Question

sin(2θ)sinθ=cosθ

Answer 1

2sin^2a cosa = cosa
2sin^2a = 1
sina = 1/sqrt2

a = pi/4
cosa= 0
a = pi/2

Answer 2

\[2\cos(\theta)\sin(\theta)\sin(\theta)-\cos(\theta)=0\]
\[\cos(\theta)(2\sin^2(\theta)-1)=0\]

Answer 3

\[\cos(\theta)=0 ,2\sin^2(\theta)-1=0\]

Answer 4

Use:
\[\sin(2x)=2\sin(x)\cos(x)\]
\[2\sin(\phi)\cos(\phi)\sin(\phi)=\cos(\phi)\]
\[2\sin^2(\phi)=1 \implies \sin^2(\phi)=\frac{1}{2} \implies \sin(\phi)=\pm \frac{1}{\sqrt2} \implies \phi=\pm \frac{(2n+1)\pi}{4}\]
\[\cos(\phi)=0 \implies \phi=\pm \frac{(2n+1)\pi}{2}\]

Answer 5

gj ishan but there are more solutions
\[\cos(\theta)=0 => \theta=\frac{\pi}{2}+2n \pi, \theta=\frac{3\pi}{2}+2n \pi\]
\[2\sin^2(\theta)-1=0=>2\sin^2(\theta)=1=>\sin(\theta)=\pm \frac{\sqrt{2}}{2}\]
\[=> \theta=\frac{\pi}{4}+2n \pi, \theta=\frac{3 \pi}{4}+2n \pi, \theta=\frac{5\pi}{4}+2n \pi, \theta=\frac{7\pi}{4}+2n \pi\]

Answer 6

gj male :)

Answer 7

I hope mine is right x.x I'm having a rough day haha

Answer 8

i dont get it so what is the final answer?

Answer 9

look for theta=blah blah
that is the final answer

Answer 10

i my solution i wrote theta=blah blah four different times

Answer 11

Is mine right though myin?

Answer 12

there is infinite amount of solutions

Answer 13

i don't know i didn't read it lol

Answer 14

I mean, just the final result.

Answer 15

i will look

Answer 16

the sin answer looks good
let me look at the cos junk

Answer 17

looks good

Answer 18

gj :)

Answer 19

You too :)

Answer 20

i like how you wrote your together

Answer 21

yours*

Answer 22

instead of separate like mine

Answer 23

It just hit me to write it like that haha

Answer 24

And thank you :DDD I like how we have it both ways though :P

Answer 25

you used one formula instead of 4 for the sin junk
that was nice

Answer 26

It try :)

Answer 27

I*

Answer 28

im still lost guys

Answer 29

Look at my post with all the math, its the one that has the (2n+1)'s in it.

Answer 30

n is an integer

Answer 31

Oh yeah, where n=0,1,2,3,...

Answer 32

n can also be negative integer

Answer 33

n=...,-3,-2,-1,0,1,2,3,...

Answer 34

BUT I HAVE A
\[\pm\]!!!!!!!!!!!!!!!!!!!!!!!!!!!!!!!!!!!!!

Answer 35

or you can just say
\[n \in \mathbb{Z}\]

Answer 36

oh let me see

Answer 37

ok you do but i don't

Answer 38

So you could say
\[n \in \mathbb{Z}^+\]

Answer 39

this is way to complicated i know this isnt what we learned in class it has to do with converting back and forth and some with factoring and stuff

Answer 40

I mean, what we did is the factoring and stuff.

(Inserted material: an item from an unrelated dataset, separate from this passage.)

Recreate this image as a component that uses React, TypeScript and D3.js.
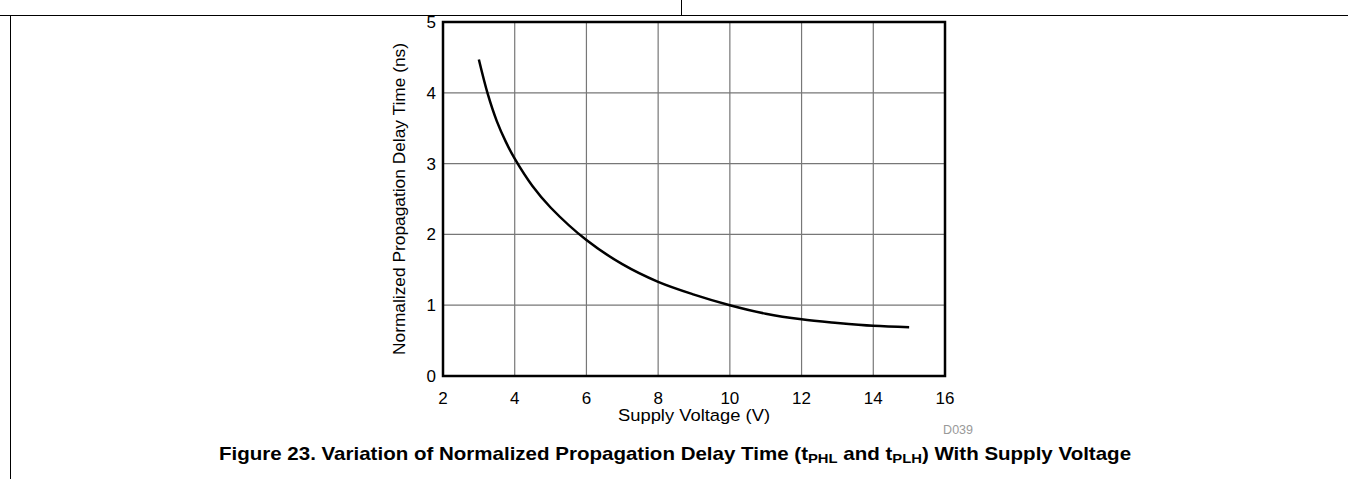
import * as d3 from "d3";

// supply voltage (V) and normalized delay
const voltage = [3, 3.25, 3.5, 3.75, 4, 4.5, 5, 6, 7, 8, 9, 10, 11, 12, 13, 14, 15];
const delay = [4.47, 3.98, 3.6, 3.31, 3.07, 2.68, 2.38, 1.92, 1.58, 1.33, 1.15, 1.0, 0.88, 0.8, 0.75, 0.71, 0.69];
const xTicks = [2, 4, 6, 8, 10, 12, 14, 16];
const yTicks = [0, 1, 2, 3, 4, 5];

const W = 1348;
const H = 479;
const PLOT = { left: 443, right: 945, top: 22, bottom: 376 };
const FONT = "'Liberation Sans', Arial, sans-serif";

export default function App() {
  const x = d3.scaleLinear().domain([2, 16]).range([PLOT.left, PLOT.right]);
  const y = d3.scaleLinear().domain([0, 5]).range([PLOT.bottom, PLOT.top]);

  const pts: [number, number][] = voltage.map((v, i) => [v, delay[i]]);
  const line = d3
    .line<[number, number]>()
    .x((d) => x(d[0]))
    .y((d) => y(d[1]))
    .curve(d3.curveCatmullRom.alpha(0.5));

  const cx = (PLOT.left + PLOT.right) / 2;
  const cy = (PLOT.top + PLOT.bottom) / 2;

  return (
    <div style={{ position: "absolute", left: 0, top: 0 }}>
      <svg width={W} height={H} style={{ display: "block" }} fontFamily={FONT}>
        <rect width={W} height={H} fill="white" />
        {/* page frame */}
        <line x1={0} x2={W} y1={15.5} y2={15.5} stroke="black" strokeWidth={1.2} />
        <line x1={681.5} x2={681.5} y1={0} y2={15.5} stroke="black" strokeWidth={1} />
        <line x1={10.5} x2={10.5} y1={15.5} y2={H} stroke="black" strokeWidth={1} />

        {/* grid */}
        {xTicks.slice(1, -1).map((t) => (
          <line key={"gx" + t} x1={x(t)} x2={x(t)} y1={PLOT.top} y2={PLOT.bottom} stroke="#777" strokeWidth={1.2} />
        ))}
        {yTicks.slice(1, -1).map((t) => (
          <line key={"gy" + t} x1={PLOT.left} x2={PLOT.right} y1={y(t)} y2={y(t)} stroke="#777" strokeWidth={1.2} />
        ))}

        <path d={line(pts) ?? ""} fill="none" stroke="black" strokeWidth={2.5} />

        <rect
          x={PLOT.left}
          y={PLOT.top}
          width={PLOT.right - PLOT.left}
          height={PLOT.bottom - PLOT.top}
          fill="none"
          stroke="black"
          strokeWidth={2.5}
        />

        {/* tick labels */}
        {yTicks.map((t) => (
          <text key={"ty" + t} x={PLOT.left - 7} y={y(t) + 6} textAnchor="end" fontSize={17}>
            {t}
          </text>
        ))}
        {xTicks.map((t) => (
          <text key={"tx" + t} x={x(t)} y={404} textAnchor="middle" fontSize={17}>
            {t}
          </text>
        ))}

        <text transform={`translate(${cx}, 421) scale(1.08, 1)`} textAnchor="middle" fontSize={17}>
          Supply Voltage (V)
        </text>
        <text
          transform={`translate(405, ${cy}) rotate(-90) scale(1.02, 1)`}
          textAnchor="middle"
          fontSize={17}
        >
          Normalized Propagation Delay Time (ns)
        </text>
        <text x={973} y={434} textAnchor="end" fontSize={12.5} fill="#999">
          D039
        </text>

        <text transform="translate(675, 460) scale(1.14, 1)" textAnchor="middle" fontSize={18} fontWeight="bold">
          Figure 23. Variation of Normalized Propagation Delay Time (t
          <tspan fontSize={13} dy={3}>PHL</tspan>
          <tspan dy={-3}> and t</tspan>
          <tspan fontSize={13} dy={3}>PLH</tspan>
          <tspan dy={-3}>) With Supply Voltage</tspan>
        </text>
      </svg>
    </div>
  );
}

The answer must be whats confusing you. There are infinite answers because the trig functions are cyclic. If you have an interval to go by like [0,2pi] then there are finite solutions. Plug in n=0,1,2 into those equations, it gives you ALL the solutions.